(Plotting code records)
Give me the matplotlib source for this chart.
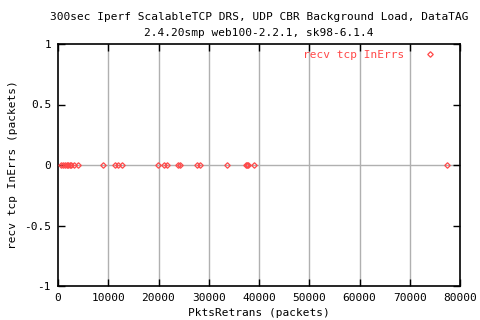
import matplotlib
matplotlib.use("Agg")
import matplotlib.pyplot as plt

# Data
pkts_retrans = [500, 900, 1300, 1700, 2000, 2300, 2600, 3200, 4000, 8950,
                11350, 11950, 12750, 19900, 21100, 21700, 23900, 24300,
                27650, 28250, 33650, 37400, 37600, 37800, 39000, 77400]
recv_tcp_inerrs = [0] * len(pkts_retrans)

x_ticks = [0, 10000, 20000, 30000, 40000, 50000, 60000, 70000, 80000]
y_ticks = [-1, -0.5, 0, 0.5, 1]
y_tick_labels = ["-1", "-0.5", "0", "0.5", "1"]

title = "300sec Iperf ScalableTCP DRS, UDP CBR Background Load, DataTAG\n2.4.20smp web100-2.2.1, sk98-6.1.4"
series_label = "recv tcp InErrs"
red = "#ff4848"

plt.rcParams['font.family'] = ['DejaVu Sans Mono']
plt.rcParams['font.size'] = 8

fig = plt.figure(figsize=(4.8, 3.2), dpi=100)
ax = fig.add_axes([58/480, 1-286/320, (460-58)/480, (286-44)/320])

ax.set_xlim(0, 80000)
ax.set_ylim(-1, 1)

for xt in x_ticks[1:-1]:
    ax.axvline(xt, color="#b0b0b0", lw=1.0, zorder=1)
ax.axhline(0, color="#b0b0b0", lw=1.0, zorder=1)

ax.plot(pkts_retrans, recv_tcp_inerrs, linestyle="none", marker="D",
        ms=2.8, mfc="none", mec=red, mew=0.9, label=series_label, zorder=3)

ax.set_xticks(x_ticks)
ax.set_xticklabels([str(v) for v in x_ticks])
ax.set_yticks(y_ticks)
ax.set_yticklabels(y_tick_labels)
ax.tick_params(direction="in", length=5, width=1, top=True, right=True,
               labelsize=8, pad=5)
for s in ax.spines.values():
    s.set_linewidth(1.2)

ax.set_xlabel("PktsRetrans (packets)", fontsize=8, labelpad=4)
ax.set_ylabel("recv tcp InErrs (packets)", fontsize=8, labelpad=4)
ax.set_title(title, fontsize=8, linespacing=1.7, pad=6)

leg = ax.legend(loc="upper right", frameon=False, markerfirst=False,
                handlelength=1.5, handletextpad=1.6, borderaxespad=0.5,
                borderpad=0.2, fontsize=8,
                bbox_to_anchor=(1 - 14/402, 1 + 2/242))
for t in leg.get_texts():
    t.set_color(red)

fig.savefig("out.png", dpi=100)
...
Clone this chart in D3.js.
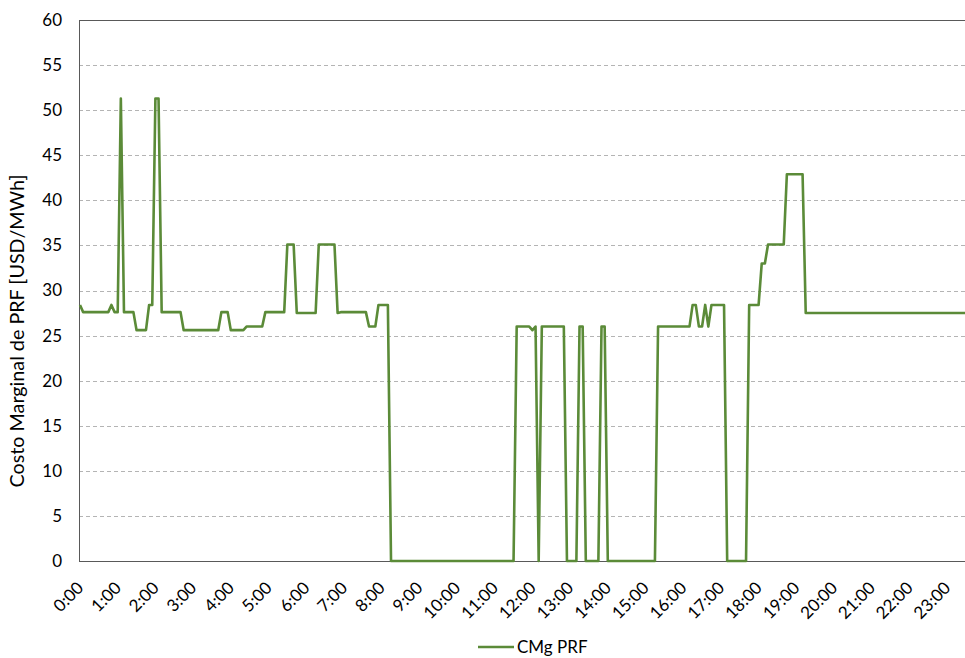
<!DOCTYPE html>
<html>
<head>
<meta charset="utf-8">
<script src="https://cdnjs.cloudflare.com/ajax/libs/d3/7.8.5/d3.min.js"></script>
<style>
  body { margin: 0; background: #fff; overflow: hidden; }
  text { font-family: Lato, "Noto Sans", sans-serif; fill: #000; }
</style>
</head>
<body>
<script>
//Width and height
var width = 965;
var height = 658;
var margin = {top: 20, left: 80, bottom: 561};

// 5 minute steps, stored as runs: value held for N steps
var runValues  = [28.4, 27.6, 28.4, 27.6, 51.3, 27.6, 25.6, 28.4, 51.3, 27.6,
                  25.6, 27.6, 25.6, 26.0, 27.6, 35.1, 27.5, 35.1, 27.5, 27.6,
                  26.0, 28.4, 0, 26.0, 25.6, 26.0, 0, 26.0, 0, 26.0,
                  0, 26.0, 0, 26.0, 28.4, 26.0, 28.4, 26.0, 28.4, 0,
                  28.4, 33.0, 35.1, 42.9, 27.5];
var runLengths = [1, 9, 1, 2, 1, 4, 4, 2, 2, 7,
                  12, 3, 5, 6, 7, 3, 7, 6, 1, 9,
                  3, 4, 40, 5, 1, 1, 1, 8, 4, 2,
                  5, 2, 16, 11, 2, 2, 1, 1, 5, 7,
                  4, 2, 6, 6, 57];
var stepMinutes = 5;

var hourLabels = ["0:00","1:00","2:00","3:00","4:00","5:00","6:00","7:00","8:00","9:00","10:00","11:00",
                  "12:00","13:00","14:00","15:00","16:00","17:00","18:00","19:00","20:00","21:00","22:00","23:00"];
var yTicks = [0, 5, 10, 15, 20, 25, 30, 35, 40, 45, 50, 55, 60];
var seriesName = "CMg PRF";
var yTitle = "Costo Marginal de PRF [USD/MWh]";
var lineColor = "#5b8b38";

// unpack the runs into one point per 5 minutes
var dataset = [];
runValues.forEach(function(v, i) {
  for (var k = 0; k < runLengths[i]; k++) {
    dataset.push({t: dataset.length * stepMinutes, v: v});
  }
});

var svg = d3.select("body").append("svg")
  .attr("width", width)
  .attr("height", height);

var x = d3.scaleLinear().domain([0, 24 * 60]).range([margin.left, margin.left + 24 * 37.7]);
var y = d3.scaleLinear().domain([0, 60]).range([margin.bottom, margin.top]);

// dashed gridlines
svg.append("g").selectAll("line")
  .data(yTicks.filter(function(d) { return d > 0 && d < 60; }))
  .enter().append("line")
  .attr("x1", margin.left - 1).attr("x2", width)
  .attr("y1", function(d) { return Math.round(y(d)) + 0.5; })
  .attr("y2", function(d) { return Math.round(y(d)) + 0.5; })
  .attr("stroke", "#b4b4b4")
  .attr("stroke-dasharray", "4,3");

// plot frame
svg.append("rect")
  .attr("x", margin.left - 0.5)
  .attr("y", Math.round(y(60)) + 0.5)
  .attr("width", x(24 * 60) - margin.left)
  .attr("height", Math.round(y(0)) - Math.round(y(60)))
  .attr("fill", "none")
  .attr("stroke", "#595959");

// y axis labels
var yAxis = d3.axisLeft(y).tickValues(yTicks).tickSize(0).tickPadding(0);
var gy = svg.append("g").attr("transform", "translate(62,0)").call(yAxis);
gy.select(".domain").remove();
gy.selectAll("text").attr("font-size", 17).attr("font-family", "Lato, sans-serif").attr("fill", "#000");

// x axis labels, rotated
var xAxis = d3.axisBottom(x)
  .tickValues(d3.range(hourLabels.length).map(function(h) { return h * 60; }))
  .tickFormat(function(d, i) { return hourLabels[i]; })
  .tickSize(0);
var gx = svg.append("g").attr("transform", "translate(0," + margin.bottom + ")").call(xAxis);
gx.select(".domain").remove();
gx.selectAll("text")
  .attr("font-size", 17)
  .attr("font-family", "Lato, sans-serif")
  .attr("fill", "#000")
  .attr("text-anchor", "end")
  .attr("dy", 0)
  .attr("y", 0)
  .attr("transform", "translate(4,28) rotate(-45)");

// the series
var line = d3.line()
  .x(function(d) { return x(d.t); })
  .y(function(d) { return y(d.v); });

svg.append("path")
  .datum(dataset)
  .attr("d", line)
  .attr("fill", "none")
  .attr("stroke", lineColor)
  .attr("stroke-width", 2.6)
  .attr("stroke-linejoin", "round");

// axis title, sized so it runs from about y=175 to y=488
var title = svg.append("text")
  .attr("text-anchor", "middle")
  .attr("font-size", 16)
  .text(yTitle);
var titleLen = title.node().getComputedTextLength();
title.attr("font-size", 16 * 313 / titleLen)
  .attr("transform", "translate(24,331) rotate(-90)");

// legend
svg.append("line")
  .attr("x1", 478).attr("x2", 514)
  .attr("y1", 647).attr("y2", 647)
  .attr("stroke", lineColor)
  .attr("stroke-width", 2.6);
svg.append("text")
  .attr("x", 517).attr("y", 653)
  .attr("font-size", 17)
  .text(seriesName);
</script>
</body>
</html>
--
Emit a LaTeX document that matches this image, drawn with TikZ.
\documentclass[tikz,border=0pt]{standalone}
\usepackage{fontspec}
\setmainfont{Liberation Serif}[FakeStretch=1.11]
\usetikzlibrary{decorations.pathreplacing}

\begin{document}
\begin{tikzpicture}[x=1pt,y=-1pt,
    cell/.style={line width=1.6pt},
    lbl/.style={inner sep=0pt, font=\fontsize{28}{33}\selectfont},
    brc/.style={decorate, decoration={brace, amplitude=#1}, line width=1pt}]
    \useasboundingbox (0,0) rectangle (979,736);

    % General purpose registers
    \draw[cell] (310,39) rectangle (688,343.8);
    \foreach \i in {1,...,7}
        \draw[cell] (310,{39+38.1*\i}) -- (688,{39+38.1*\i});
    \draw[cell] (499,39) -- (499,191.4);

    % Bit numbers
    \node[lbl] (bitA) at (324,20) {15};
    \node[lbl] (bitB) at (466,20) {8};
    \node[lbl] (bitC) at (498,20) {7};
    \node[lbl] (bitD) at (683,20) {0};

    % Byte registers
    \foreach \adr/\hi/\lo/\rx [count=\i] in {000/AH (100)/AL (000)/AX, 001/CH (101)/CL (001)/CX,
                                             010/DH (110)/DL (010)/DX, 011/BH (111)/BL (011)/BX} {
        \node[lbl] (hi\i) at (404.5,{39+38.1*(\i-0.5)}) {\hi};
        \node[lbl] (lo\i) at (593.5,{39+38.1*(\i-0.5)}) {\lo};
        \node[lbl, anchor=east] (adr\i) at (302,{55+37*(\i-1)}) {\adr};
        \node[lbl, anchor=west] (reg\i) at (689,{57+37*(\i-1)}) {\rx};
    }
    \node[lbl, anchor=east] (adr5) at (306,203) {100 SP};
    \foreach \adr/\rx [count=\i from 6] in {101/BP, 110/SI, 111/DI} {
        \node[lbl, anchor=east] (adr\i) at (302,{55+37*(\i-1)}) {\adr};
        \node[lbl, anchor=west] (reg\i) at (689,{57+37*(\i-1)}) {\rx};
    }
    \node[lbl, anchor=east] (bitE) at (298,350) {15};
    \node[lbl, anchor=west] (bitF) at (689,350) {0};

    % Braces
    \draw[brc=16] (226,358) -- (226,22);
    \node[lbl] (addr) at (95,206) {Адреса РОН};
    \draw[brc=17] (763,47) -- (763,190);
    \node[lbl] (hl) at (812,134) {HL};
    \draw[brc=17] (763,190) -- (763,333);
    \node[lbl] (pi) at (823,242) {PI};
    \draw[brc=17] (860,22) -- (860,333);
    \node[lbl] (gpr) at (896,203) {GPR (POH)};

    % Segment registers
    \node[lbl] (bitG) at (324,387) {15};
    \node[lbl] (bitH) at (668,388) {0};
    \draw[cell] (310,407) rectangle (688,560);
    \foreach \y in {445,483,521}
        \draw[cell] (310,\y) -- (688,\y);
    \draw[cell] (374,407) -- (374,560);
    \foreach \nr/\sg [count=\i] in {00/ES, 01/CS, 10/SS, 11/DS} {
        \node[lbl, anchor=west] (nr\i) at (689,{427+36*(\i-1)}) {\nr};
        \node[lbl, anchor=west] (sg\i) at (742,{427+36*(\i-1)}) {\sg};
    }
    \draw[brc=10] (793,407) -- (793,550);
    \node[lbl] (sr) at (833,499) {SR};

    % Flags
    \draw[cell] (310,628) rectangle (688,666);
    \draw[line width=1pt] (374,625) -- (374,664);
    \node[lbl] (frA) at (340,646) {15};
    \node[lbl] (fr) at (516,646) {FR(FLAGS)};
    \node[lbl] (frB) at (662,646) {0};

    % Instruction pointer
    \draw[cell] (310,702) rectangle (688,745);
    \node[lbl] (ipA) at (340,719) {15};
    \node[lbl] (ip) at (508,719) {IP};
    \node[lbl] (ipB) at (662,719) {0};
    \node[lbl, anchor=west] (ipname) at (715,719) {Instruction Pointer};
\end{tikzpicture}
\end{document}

=== Task ===
Set down nothing but the lines from the one holding "Give me the matplotlib source for this chart." through the one holding "import matplotlib.pyplot as plt", both included, exactly as they appear; any picture is left out.

=== Reply to the task ===
Give me the matplotlib source for this chart.
import matplotlib
matplotlib.use("Agg")
import matplotlib.pyplot as plt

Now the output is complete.